Acredito que o anime poderia ser melhor aceito pelas pessoas se não partisse de uma premissa tão pesada. Outras comédias românticas do meio otaku abordam melhor o relacionamento entre uma pessoa mais provocativa e outra mais recuada, principalmente porque não colocam um problema grave do mundo real como background do protagonista. Mas deixando de lado toda essa discussão sobre relacionamento tóxico e bullying, algo que não tem uma resposta correta, o principal pecado de Don't Toy With Me, Miss Nagatoro acaba sendo a falta de graça.
Acompanhar o sentimento de Nagatoro crescendo pelo seu senpai com o passar das provocações é difícil quando o pedágio é ver a mesma piada de xingar o veterano e promover insinuações sexuais.
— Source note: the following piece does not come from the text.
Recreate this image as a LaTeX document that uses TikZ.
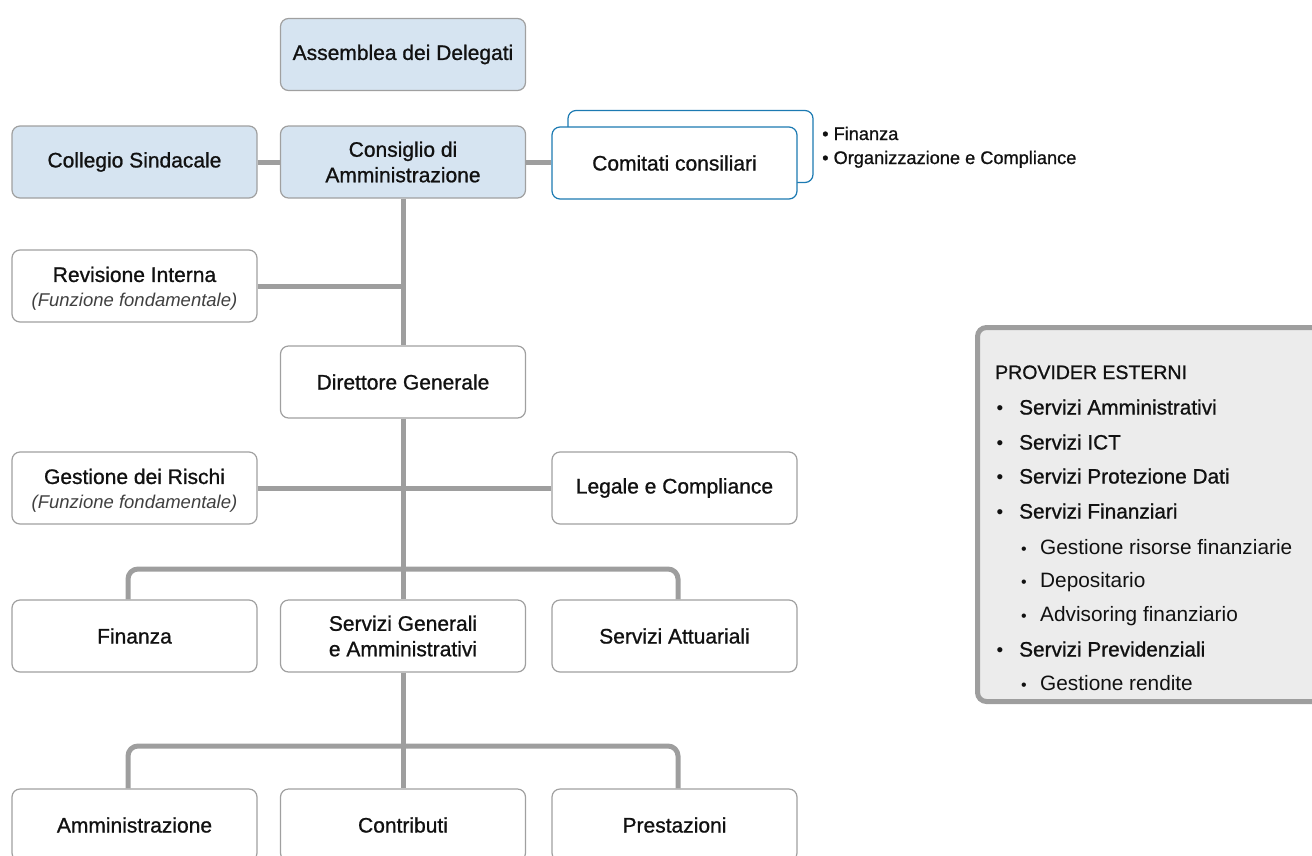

Assistir à temporada inteira me fez desgostar menos do anime, mas não a ponto de curtir: a experiência continuou cansativa e mesmo o momento mais interessante da história, o arco do clube de artes, proporcionou histórias de muito marasmo e humor repetitivo. Se antes eu achava um anime “terrível”, agora posso classificá-lo como um “ruinzinho”. Foi uma evolução? Com certeza, mas a que custo?
Onde assistir?
Caso tenha ficado curioso para conferir Don't Toy With Me, Miss Nagatoro, o anime está disponível oficialmente na Crunchyroll. A primeira temporada pode ser vista tanto com legenda em português quanto com uma (ótima) dublagem em português. Para ver a segunda temporada, a mesma Crunchyroll tem lançado os episódios semanalmente na plataforma.
O primeiro episódio também foi disponibilizado de graça no YouTube do serviço de streaming:
Para os adeptos da leitura, aí temos um problema: o mangá de Nagatoro até o momento de publicação desta matéria não foi anunciado por editora alguma, e o aplicativo da Kodansha que publica o título não está disponível para a gente. O jeito é contar com importação de outros países que já licenciaram o título.
Mas o conselho verdadeiro é que procure por outras comédias românticas: na Crunchyroll há opções mais competentes, como The Quintessential Quintuplets ou A Couple of Cuckoos.